### Job
From the first line of the listing below, retype each line up to and including the one with "(gov) at (1661,718)"; pictures stay out.
++++ Recorded information
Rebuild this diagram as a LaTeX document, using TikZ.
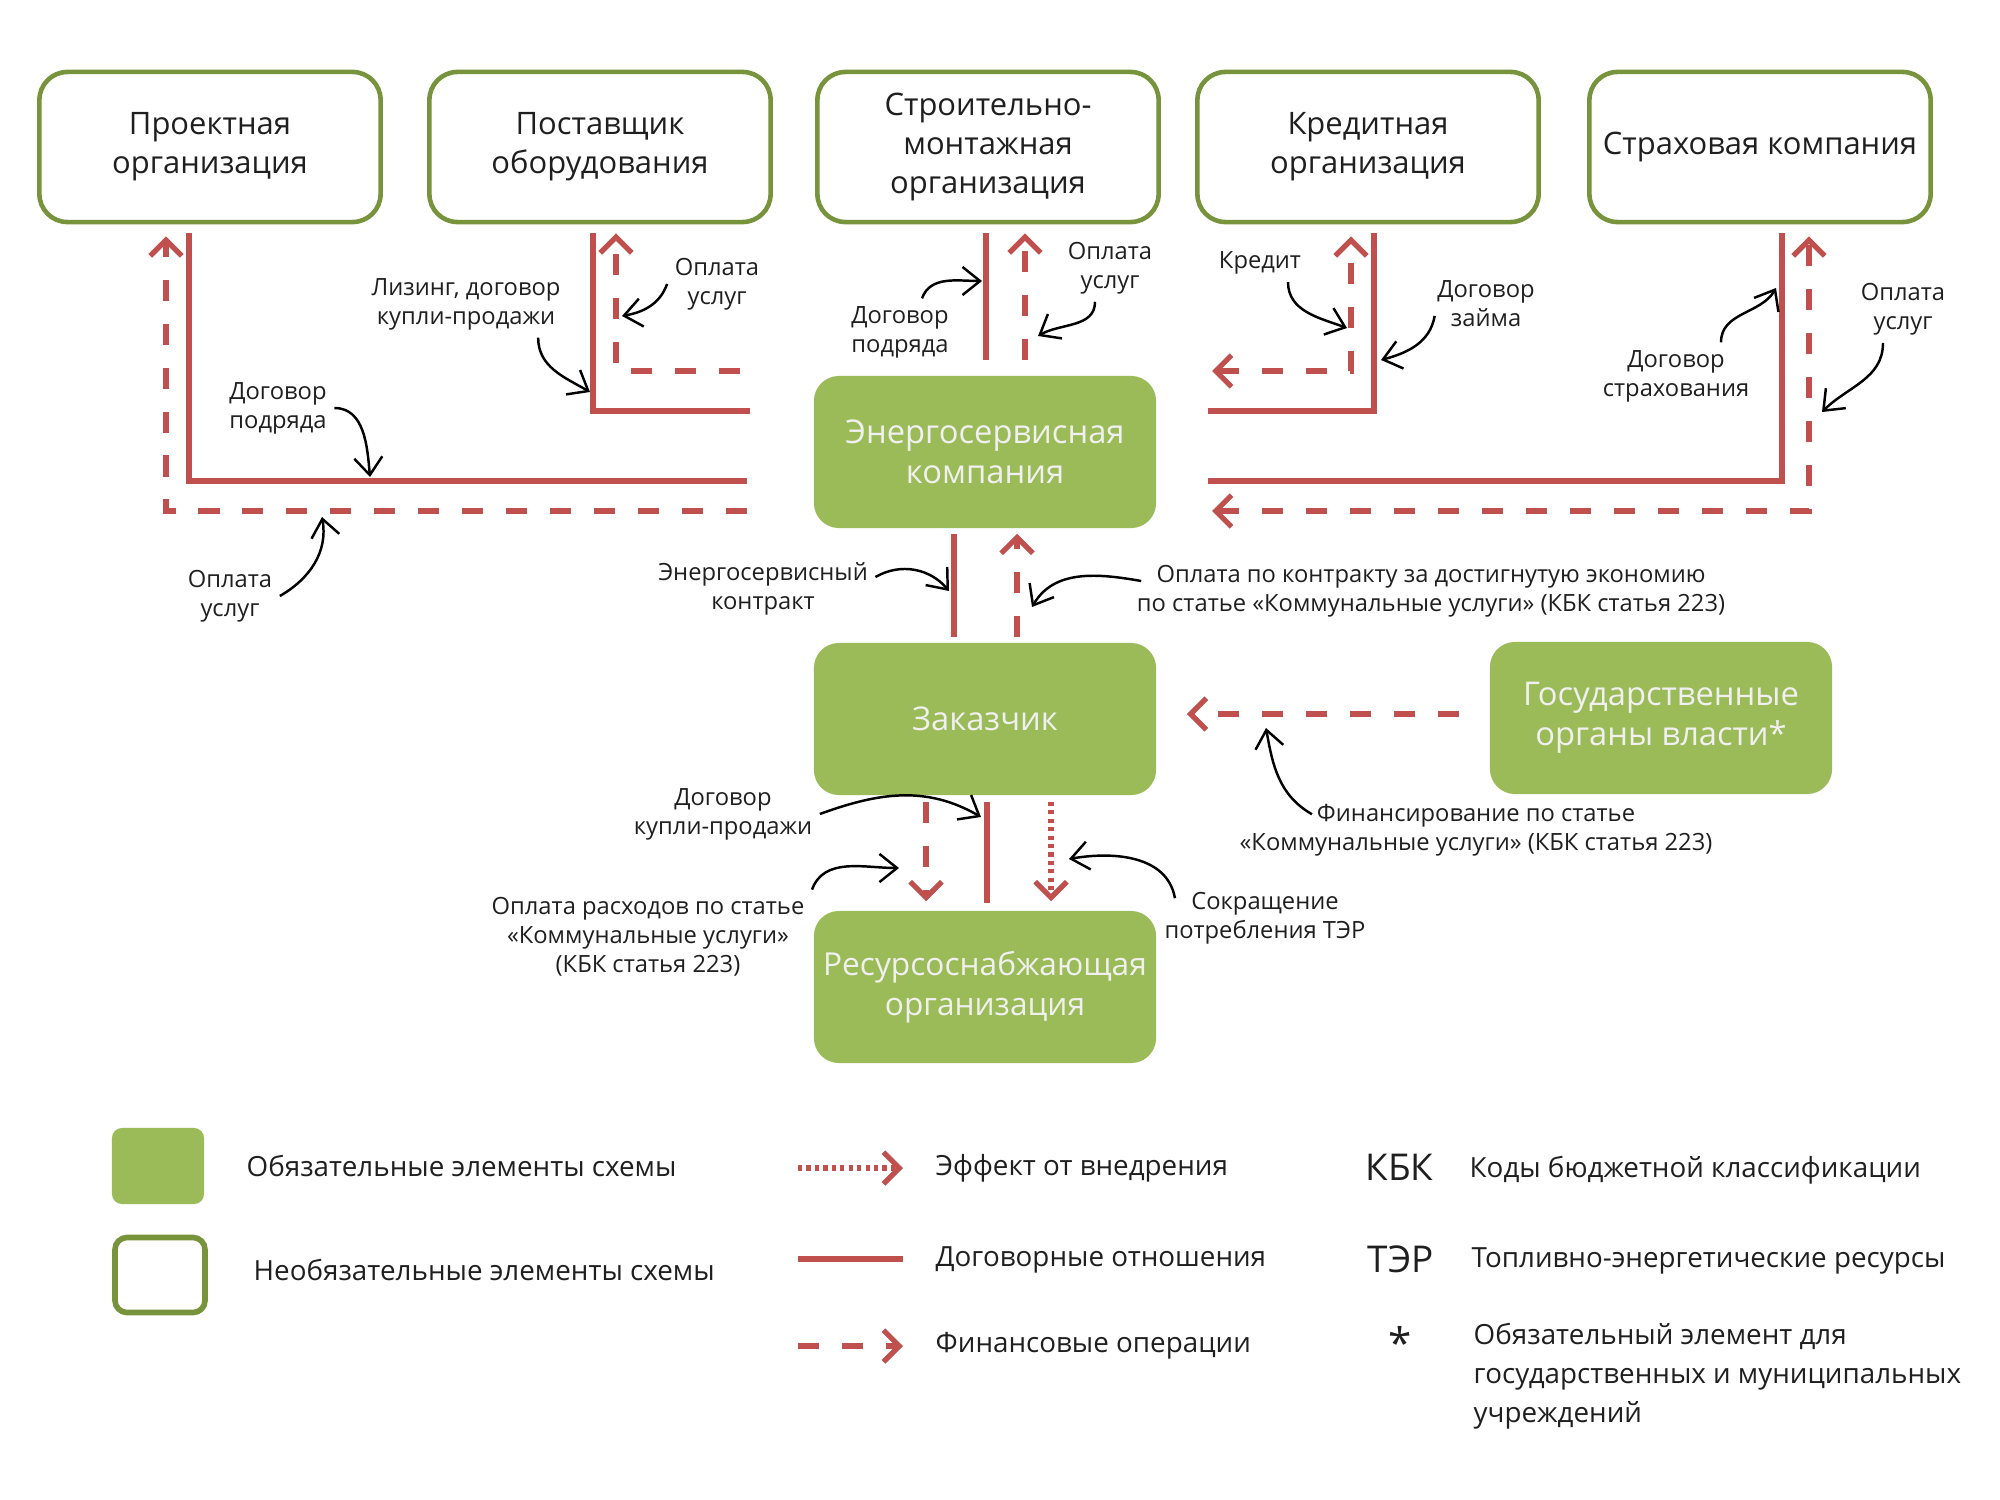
\documentclass[tikz,border=0pt]{standalone}
\usepackage{fontspec}
\setmainfont{Open Sans}
\usetikzlibrary{arrows.meta,calc}

\definecolor{esred}{HTML}{C0504D}
\definecolor{esgreen}{HTML}{9BBB59}
\definecolor{esolive}{HTML}{77933C}

\tikzset{
  optbox/.style={draw=esolive, line width=1.3pt, rounded corners=0.28cm, fill=white,
    minimum width=3.41cm, minimum height=1.5cm, align=center, text=black!88,
    inner xsep=2pt, font=\fontsize{8.8}{11}\selectfont},
  reqbox/.style={fill=esgreen, rounded corners=0.25cm, minimum width=3.42cm,
    minimum height=1.52cm, align=center, text=white!94!black,
    inner xsep=1pt, font=\fontsize{9.3}{11.4}\selectfont},
  contract/.style={esred, line width=1.5pt},
  finance/.style={esred, line width=1.5pt, dash pattern=on 6pt off 6.5pt},
  effect/.style={esred, line width=1.5pt, dash pattern=on 1.2pt off 1.2pt},
  redtip/.style={-{Straight Barb[length=4.5pt,width=9pt]}},
  bothtips/.style={{Straight Barb[length=4.5pt,width=9pt]}-{Straight Barb[length=4.5pt,width=9pt]}},
  note/.style={black, line width=0.7pt, -{Straight Barb[length=5pt,width=8pt]}},
  notetext/.style={align=center, text=black!88, font=\fontsize{6.75}{8.3}\selectfont, inner sep=2pt},
  legtext/.style={anchor=west, align=left, text=black!88, font=\fontsize{7.9}{11.1}\selectfont, inner sep=0pt},
  abbr/.style={anchor=west, text=black!88, font=\fontsize{10.5}{12}\selectfont, inner sep=0pt}
}

\begin{document}
\begin{tikzpicture}[x=0.01cm,y=-0.01cm]
\useasboundingbox (0,0) rectangle (2000,1500);

% participants
\node[optbox] (proj) at (210,147) {Проектная\\организация};
\node[optbox] (supp) at (600,147) {Поставщик\\оборудования};
\node[optbox] (smo) at (988,147) {Строительно-\\монтажная\\организация};
\node[optbox] (bank) at (1368,147) {Кредитная\\организация};
\node[optbox] (ins) at (1760,147) {Страховая компания};

\node[reqbox] (esco) at (985,452) {Энергосервисная\\компания};
\node[reqbox] (cust) at (985,719) {Заказчик};
\node[reqbox, font=\fontsize{9}{11.4}\selectfont] (rso) at (985,987) {Ресурсоснабжающая\\организация};
\node[reqbox] (gov) at (1661,718) {Государственные\\органы власти*};

% free ends next to the ESCO box
\coordinate (l1) at (747,481);
\coordinate (l1f) at (747,511);
\coordinate (l2) at (750,411);
\coordinate (l2f) at (740,371);
\coordinate (r4) at (1208,411);
\coordinate (r4f) at (1212,371);
\coordinate (r5) at (1208,481);
\coordinate (r5f) at (1212,511);

% relations
\draw[contract] ($(proj.south)+(-21,9)$) |- (l1);
\draw[finance,redtip] (l1f) -| ($(proj.south)+(-44,12)$);
\draw[contract] ($(supp.south)+(-7,9)$) |- (l2);
\draw[finance,redtip] (l2f) -| ($(supp.south)+(16,9)$);
\draw[contract] ($(smo.south)+(-2,9)$) -- ($(esco.north)+(1,-15)$);
\draw[finance,redtip] ($(esco.north)+(40,-15)$) -- ($(smo.south)+(37,9)$);
\draw[contract] ($(bank.south)+(6,9)$) |- (r4);
\draw[finance,bothtips] (r4f) -| ($(bank.south)+(-17,12)$);
\draw[contract] ($(ins.south)+(22,9)$) |- (r5);
\draw[finance,bothtips] (r5f) -| ($(ins.south)+(49,12)$);

\draw[contract] ($(esco.south)+(-31,5)$) -- ($(cust.north)+(-31,-5)$);
\draw[finance,redtip] ($(cust.north)+(32,-5)$) -- ($(esco.south)+(32,5)$);
\draw[finance,redtip] ($(gov.west)+(-30,-4)$) -- ($(cust.east)+(30,-5)$);

\draw[finance,redtip] ($(cust.south)+(-59,6)$) -- ($(rso.north)+(-59,-9)$);
\draw[contract] ($(cust.south)+(2,6)$) -- ($(rso.north)+(2,-7)$);
\draw[effect,redtip] ($(cust.south)+(66,6)$) -- ($(rso.north)+(66,-9)$);

% labels
\node[notetext] (n1) at (278,408) {Договор\\подряда};
\node[notetext] (n2) at (230,596) {Оплата\\услуг};
\node[notetext] (n3) at (466,304) {Лизинг, договор\\купли-продажи};
\node[notetext] (n4) at (717,284) {Оплата\\услуг};
\node[notetext] (n5) at (900,332) {Договор\\подряда};
\node[notetext] (n6) at (1110,268) {Оплата\\услуг};
\node[notetext] (n7) at (1260,263) {Кредит};
\node[notetext] (n8) at (1486,304) {Договор\\займа};
\node[notetext] (n9) at (1676,376) {Договор\\страхования};
\node[notetext] (n10) at (1903,309) {Оплата\\услуг};
\node[notetext] (n11) at (763,589) {Энергосервисный\\контракт};
\node[notetext] (n12) at (1431,591) {Оплата по контракту за достигнутую экономию\\по статье «Коммунальные услуги» (КБК статья 223)};
\node[notetext] (n13) at (1476,830) {Финансирование по статье\\«Коммунальные услуги» (КБК статья 223)};
\node[notetext] (n14) at (723,814) {Договор\\купли-продажи};
\node[notetext] (n15) at (648,937) {Оплата расходов по статье\\«Коммунальные услуги»\\(КБК статья 223)};
\node[notetext] (n16) at (1265,918) {Сокращение\\потребления ТЭР};

\coordinate (t1) at (370,477);
\coordinate (t2) at (322,517);
\coordinate (t3) at (590,392);
\coordinate (t4) at (622,316);
\coordinate (t5) at (982,281);
\coordinate (t6) at (1038,336);
\coordinate (t7) at (1347,328);
\coordinate (t8) at (1381,360);
\coordinate (t9) at (1776,288);
\coordinate (t10) at (1822,412);
\coordinate (t11) at (949,591);
\coordinate (t12) at (1032,607);
\coordinate (t13) at (1266,728);
\coordinate (t14) at (981,817);
\coordinate (t15) at (899,868);
\coordinate (t16) at (1069,859);

\draw[note] (n1.east) to[out=0, in=95] (t1);
\draw[note] (n2.east) to[out=30, in=-80] (t2);
\draw[note] ($(n3.south east)+(-30,0)$) to[out=-90, in=150] (t3);
\draw[note] (n4.west) to[out=-110, in=10] (t4);
\draw[note] ($(n5.north)+(22,0)$) to[out=70, in=180] (t5);
\draw[note] ($(n6.south)+(-15,0)$) to[out=-90, in=30] (t6);
\draw[note] ($(n7.south)+(28,0)$) to[out=-90, in=160] (t7);
\draw[note] ($(n8.west)+(5,12)$) to[out=-100, in=15] (t8);
\draw[note] ($(n9.north)+(45,0)$) to[out=90, in=-120] (t9);
\draw[note] ($(n10.south)+(-20,0)$) to[out=-90, in=45] (t10);
\draw[note] ($(n11.east)+(0,-12)$) to[out=30, in=130] (t11);
\draw[note] ($(n12.west)+(12,-10)$) to[out=170, in=60] (t12);
\draw[note] ($(n13.north west)+(80,18)$) to[out=150, in=-80] (t13);
\draw[note] (n14.east) to[out=20, in=150] (t14);
\draw[note] (n15.north east) to[out=70, in=180] (t15);
\draw[note] ($(n16.north west)+(18,14)$) to[out=100, in=10] (t16);

% legend
\node[reqbox, minimum width=0.92cm, minimum height=0.76cm, rounded corners=0.1cm] (lreq) at (158,1166) {};
\node[optbox, minimum width=0.9cm, minimum height=0.75cm, rounded corners=0.12cm, line width=1.6pt] (lopt) at (160,1275) {};
\node[legtext] (lreqt) at (246,1166) {Обязательные элементы схемы};
\node[legtext] (loptt) at (253,1270) {Необязательные элементы схемы};

\coordinate (le1) at (798,1168);
\coordinate (le2) at (903,1168);
\coordinate (lc1) at (798,1259);
\coordinate (lc2) at (903,1259);
\coordinate (lf1) at (798,1346);
\coordinate (lf2) at (903,1346);
\draw[effect,redtip] (le1) -- (le2);
\draw[contract, line width=1.8pt] (lc1) -- (lc2);
\draw[finance,redtip] (lf1) -- (lf2);
\node[legtext] (let) at (935,1168) {Эффект от внедрения};
\node[legtext] (lct) at (935,1260) {Договорные отношения};
\node[legtext] (lft) at (935,1346) {Финансовые операции};

\node[abbr] (kbk) at (1365,1167) {КБК};
\node[legtext] (kbkt) at (1469,1170) {Коды бюджетной классификации};
\node[abbr] (ter) at (1367,1259) {ТЭР};
\node[legtext] (tert) at (1471,1261) {Топливно-энергетические ресурсы};
\node[font=\fontsize{12}{12}\selectfont, text=black!88] (star) at (1400,1342) {*};
\node[legtext] (start) at (1473,1376) {Обязательный элемент для\\государственных и муниципальных\\учреждений};

\end{tikzpicture}
\end{document}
++++++++
### Written solution
Rebuild this diagram as a LaTeX document, using TikZ.
\documentclass[tikz,border=0pt]{standalone}
\usepackage{fontspec}
\setmainfont{Open Sans}
\usetikzlibrary{arrows.meta,calc}

\definecolor{esred}{HTML}{C0504D}
\definecolor{esgreen}{HTML}{9BBB59}
\definecolor{esolive}{HTML}{77933C}

\tikzset{
  optbox/.style={draw=esolive, line width=1.3pt, rounded corners=0.28cm, fill=white,
    minimum width=3.41cm, minimum height=1.5cm, align=center, text=black!88,
    inner xsep=2pt, font=\fontsize{8.8}{11}\selectfont},
  reqbox/.style={fill=esgreen, rounded corners=0.25cm, minimum width=3.42cm,
    minimum height=1.52cm, align=center, text=white!94!black,
    inner xsep=1pt, font=\fontsize{9.3}{11.4}\selectfont},
  contract/.style={esred, line width=1.5pt},
  finance/.style={esred, line width=1.5pt, dash pattern=on 6pt off 6.5pt},
  effect/.style={esred, line width=1.5pt, dash pattern=on 1.2pt off 1.2pt},
  redtip/.style={-{Straight Barb[length=4.5pt,width=9pt]}},
  bothtips/.style={{Straight Barb[length=4.5pt,width=9pt]}-{Straight Barb[length=4.5pt,width=9pt]}},
  note/.style={black, line width=0.7pt, -{Straight Barb[length=5pt,width=8pt]}},
  notetext/.style={align=center, text=black!88, font=\fontsize{6.75}{8.3}\selectfont, inner sep=2pt},
  legtext/.style={anchor=west, align=left, text=black!88, font=\fontsize{7.9}{11.1}\selectfont, inner sep=0pt},
  abbr/.style={anchor=west, text=black!88, font=\fontsize{10.5}{12}\selectfont, inner sep=0pt}
}

\begin{document}
\begin{tikzpicture}[x=0.01cm,y=-0.01cm]
\useasboundingbox (0,0) rectangle (2000,1500);

% participants
\node[optbox] (proj) at (210,147) {Проектная\\организация};
\node[optbox] (supp) at (600,147) {Поставщик\\оборудования};
\node[optbox] (smo) at (988,147) {Строительно-\\монтажная\\организация};
\node[optbox] (bank) at (1368,147) {Кредитная\\организация};
\node[optbox] (ins) at (1760,147) {Страховая компания};

\node[reqbox] (esco) at (985,452) {Энергосервисная\\компания};
\node[reqbox] (cust) at (985,719) {Заказчик};
\node[reqbox, font=\fontsize{9}{11.4}\selectfont] (rso) at (985,987) {Ресурсоснабжающая\\организация};
\node[reqbox] (gov) at (1661,718) {Государственные\\органы власти*};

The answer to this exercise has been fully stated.